In before someone calls this just another in a long string of Hollywood reboots.
Wasn't this a fallout side mission? Find the remnants of the American Moon program before the Chinese do?
Oh hello 1960s
Getting them there is easy. Bringing them back alive is the challenge.
Space Race 2: electric boogaloo
Space Force marketing is getting crazy.
"a race we finished in 1969," he added.
Space race, proxy wars and Russians causing a panic in Cuba… were truly in coldwar 2 electric boogaloo huh
For real this time?
I’ve seen this before!
Are moon hoax people going to tell China that moon landing is impossible since everyone would die at the Van Allen belt?
Just a small problem of nothing to land them in.
Nothin like a good old fashioned space race
Oh this again
The moon rings like a bell when struck.
Lunar permanence is the name of the new race.
Is this how we settle every cold war now? "Alright motherfucker 1v1 me" "oh yeah? Just say where!" "The usual spot"
Who owns the moon? What dismisses claims if a part of the moon becomes a permanent station for whatever country? It's not that it is going to be colonized, but it will become a real-estate when you have more than one country exploring, but you cannot come within 10 feet. Serious things to consider. What about if you want to mine a comet (Psyche-16). Who claims what and where?

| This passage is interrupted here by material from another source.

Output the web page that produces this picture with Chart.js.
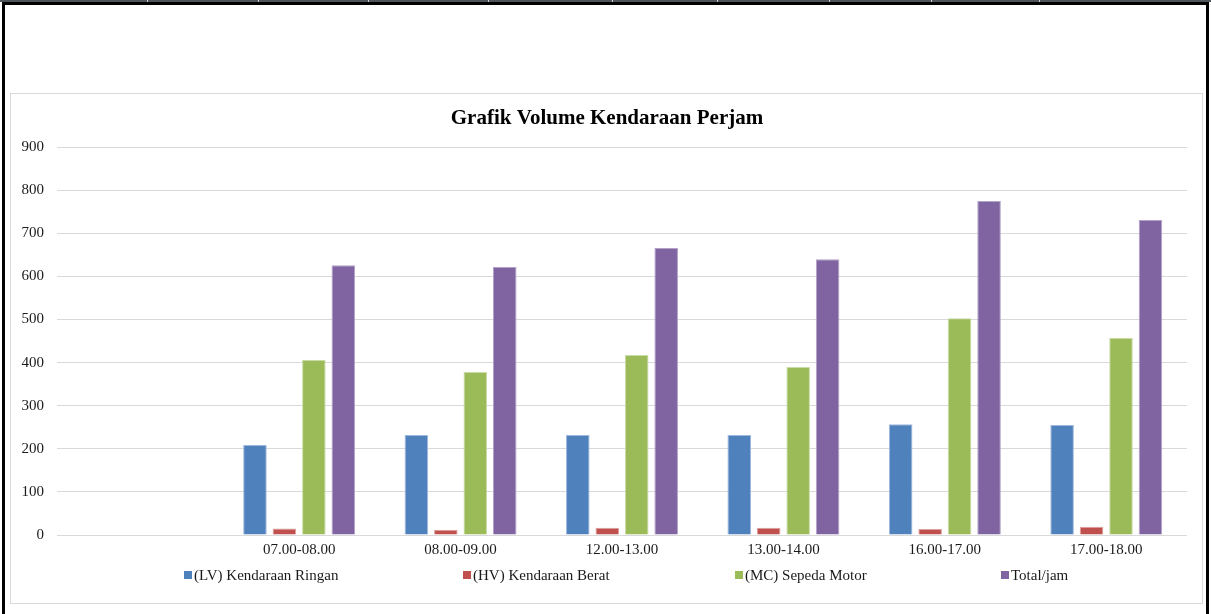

Goddammit John you were right in your proclamation we're finally gonna do it.
That’s no moon….
If they can bring back all of the Hasselblads they left up there I’m sure they could auction them off and make a pretty penny to go towards funding more cool space stuff… or put them in the Smithsonian where they belong.
Pretty sure we beat everybody already.
no, they are not.
So are we still pretending the world isn’t in Cold War 2.0?
bro we won that over 50 years ago
I mean we’ve done it before right? Right??
I mean, has anyone realized there's nothing but fucking dirt up there.
W goes to China if you keep using a Boeing Starliner.
Didn’t we win this race in 1969?
It's about time someone did it.
What if they met up there and had a space brawl?
Lol I doubt that. We'll be lucky if we aren't killing our friends and family next year at this rate. America will collapse before next June.
Just let them fucking have this. Jesus Christ, there's a million other things taxpayer money is better spent on.